Llega la temporada alta. Este año lo hace con buenas expectativas a pesar de la crisis económica que se atisba en el horizonte (quien no la esté sufriendo ya). El Salón Náutico Internacional de Palma vuelve a sus mejores cifras y, aunque faltarán barcos nuevos debido al retraso en las entregas por la falta de materiales y a la paralización de algunas fábricas, todo apunta a que será un año aceptablemente bueno. La náutica parece ir por derroteros distintos a los de otros sectores, pero no cabe confiarse. Nadie ni nada es ajeno a lo que está ocurriendo en el mundo: lo único que cambia es el momento en el que cada uno debe hacer frente a la tormenta. Hay que estar preparados para rizar el aparejo en cualquier momento.
Hoy no quiero hablarles de economía ni de coyunturas. Al fin y al cabo, lo que ocurra con el mercado no es algo que se pueda prever con total certeza y mucho menos controlar. Quiero aprovechar ese plus de lectores que nos ofrece esta edición especial del Salón Náutico de Palma, nuestra ciudad, para exponerles el que yo creo que es el principal problema del sector de la náutica de recreo en España. Me refiero, por supuesto, a su imagen.
Un año más –dado que nada ha cambiado desde las temporadas anteriores– los aficionados a la mar volverán a ser los protagonistas involuntarios del verano en muchos medios.
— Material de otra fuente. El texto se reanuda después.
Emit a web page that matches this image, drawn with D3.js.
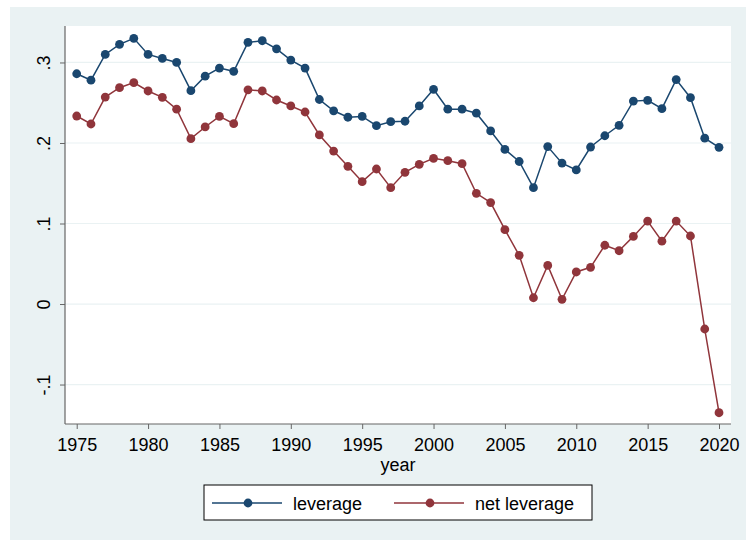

El comportamiento incívico de una minoría será puesto como paradigma del conjunto y los navegantes que rocen con sus anclas las praderas de posidonia o simplemente se considere que pueden afectarlas con el borneo (apenas un 5% del total inspeccionados en 2021) serán señalados como culpables absolutos de la degradación del medio ambiente. Cuando el colectivo ‘antibarco’ ya no tenga otra cosa a la que agarrarse, escucharemos a menudo la palabra «saturación» sacada de contexto y utilizada como un mantra.
En definitiva, las mismas entidades que se han mantenido sospechosamente silentes respecto a los vertidos de aguas residuales al mar, a las que ha faltado tiempo para salir en defensa de la concejal de Palma acusada de delito contra el medio ambiente porque es de su cuerda (qué dirían si fuese de un partido rival), volverán a la carga, como hacen cada año, y el sector náutico, atomizado en decenas de asociaciones que libran sus pequeñas batallas sin preocuparse de los problemas estructurales, soportará la campaña de satanización de cada temporada. Sin hacer nada. O sí: lamentándose de la injusta incomprensión de las gentes de tierra adentro, los medios y la opinión pública en general. Como si fuera una batalla perdida.
Cada año, la náutica pierde terreno en este ámbito. Algunos colectivos, como el de los pescadores de recreo (páginas 4 y 5), empiezan a darse cuenta de que el inmovilismo no ha servido para nada. Se les sigue criminalizando. Han quedado fuera de las reservas de interés pesquero (donde sí está permitida la pesca profesional), han visto drásticamente reducidas sus cuotas y empiezan a preguntarse si en una década quedará en el Mar Balear algún lugar donde poder practicar su afición. Pero esto no es ni siquiera lo peor: los pescadores están «mal vistos» por la sociedad porque se les ha colgado inmerecidamente la etiqueta de «depredadores», «furtivos» e «inconscientes». Revertir esta imagen es muy difícil. Y lo mismo ocurre con los navegantes. El sector tiene que combatir las mentiras que le perjudican ante la sociedad y exigir respeto.